EXERCISE REQUIREMENTS: Reproduce the top of the data verbatim, through and including the line that contains "(0,0) rectangle (1023,731);".

DATA EXTRACT:
## BEGIN
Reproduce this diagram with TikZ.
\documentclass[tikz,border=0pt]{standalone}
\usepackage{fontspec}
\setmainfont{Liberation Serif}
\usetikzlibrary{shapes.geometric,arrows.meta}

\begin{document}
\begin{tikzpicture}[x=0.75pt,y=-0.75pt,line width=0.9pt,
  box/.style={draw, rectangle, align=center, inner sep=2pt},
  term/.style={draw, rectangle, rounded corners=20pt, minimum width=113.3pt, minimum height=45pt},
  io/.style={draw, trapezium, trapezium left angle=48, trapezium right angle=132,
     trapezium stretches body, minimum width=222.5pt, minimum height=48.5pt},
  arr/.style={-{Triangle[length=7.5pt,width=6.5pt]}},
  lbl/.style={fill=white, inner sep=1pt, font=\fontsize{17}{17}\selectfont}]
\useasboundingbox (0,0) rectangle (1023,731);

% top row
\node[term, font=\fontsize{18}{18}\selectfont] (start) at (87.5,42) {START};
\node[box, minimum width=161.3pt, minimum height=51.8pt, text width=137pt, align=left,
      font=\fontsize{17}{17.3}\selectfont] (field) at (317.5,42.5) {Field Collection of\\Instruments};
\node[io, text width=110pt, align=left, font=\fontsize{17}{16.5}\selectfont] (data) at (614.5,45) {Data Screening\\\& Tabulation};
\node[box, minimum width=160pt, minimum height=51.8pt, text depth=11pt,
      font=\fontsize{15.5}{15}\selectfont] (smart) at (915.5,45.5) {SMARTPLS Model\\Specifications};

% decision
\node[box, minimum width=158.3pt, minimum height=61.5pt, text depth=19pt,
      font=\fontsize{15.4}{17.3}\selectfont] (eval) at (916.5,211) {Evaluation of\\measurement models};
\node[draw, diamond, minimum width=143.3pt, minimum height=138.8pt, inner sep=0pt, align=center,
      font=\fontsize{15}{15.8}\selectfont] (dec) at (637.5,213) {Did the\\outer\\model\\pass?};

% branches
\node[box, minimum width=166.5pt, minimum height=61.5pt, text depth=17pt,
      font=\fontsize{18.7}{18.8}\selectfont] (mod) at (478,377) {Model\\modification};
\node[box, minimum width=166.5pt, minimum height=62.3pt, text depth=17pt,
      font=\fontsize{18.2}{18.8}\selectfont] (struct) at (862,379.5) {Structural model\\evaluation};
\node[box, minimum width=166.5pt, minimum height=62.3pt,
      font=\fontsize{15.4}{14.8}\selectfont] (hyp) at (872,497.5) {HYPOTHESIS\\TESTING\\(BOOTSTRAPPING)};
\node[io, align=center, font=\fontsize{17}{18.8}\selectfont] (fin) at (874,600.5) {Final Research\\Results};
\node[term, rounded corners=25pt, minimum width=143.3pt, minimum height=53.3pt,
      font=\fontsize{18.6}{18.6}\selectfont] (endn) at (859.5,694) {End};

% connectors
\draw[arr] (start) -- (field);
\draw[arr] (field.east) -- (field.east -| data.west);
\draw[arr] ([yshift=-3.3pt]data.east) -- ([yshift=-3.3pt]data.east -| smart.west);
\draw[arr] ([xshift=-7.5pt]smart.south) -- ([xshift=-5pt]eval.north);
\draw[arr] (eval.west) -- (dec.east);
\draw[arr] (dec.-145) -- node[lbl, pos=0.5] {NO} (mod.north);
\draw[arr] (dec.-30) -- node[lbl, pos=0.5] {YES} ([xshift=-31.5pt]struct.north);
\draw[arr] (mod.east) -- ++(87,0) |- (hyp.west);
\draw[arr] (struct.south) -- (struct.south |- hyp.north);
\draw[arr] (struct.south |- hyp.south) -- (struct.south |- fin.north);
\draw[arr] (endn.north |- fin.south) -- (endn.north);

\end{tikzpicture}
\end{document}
## END
WRITTEN ANSWER:
Reproduce this diagram with TikZ.
\documentclass[tikz,border=0pt]{standalone}
\usepackage{fontspec}
\setmainfont{Liberation Serif}
\usetikzlibrary{shapes.geometric,arrows.meta}

\begin{document}
\begin{tikzpicture}[x=0.75pt,y=-0.75pt,line width=0.9pt,
  box/.style={draw, rectangle, align=center, inner sep=2pt},
  term/.style={draw, rectangle, rounded corners=20pt, minimum width=113.3pt, minimum height=45pt},
  io/.style={draw, trapezium, trapezium left angle=48, trapezium right angle=132,
     trapezium stretches body, minimum width=222.5pt, minimum height=48.5pt},
  arr/.style={-{Triangle[length=7.5pt,width=6.5pt]}},
  lbl/.style={fill=white, inner sep=1pt, font=\fontsize{17}{17}\selectfont}]
\useasboundingbox (0,0) rectangle (1023,731);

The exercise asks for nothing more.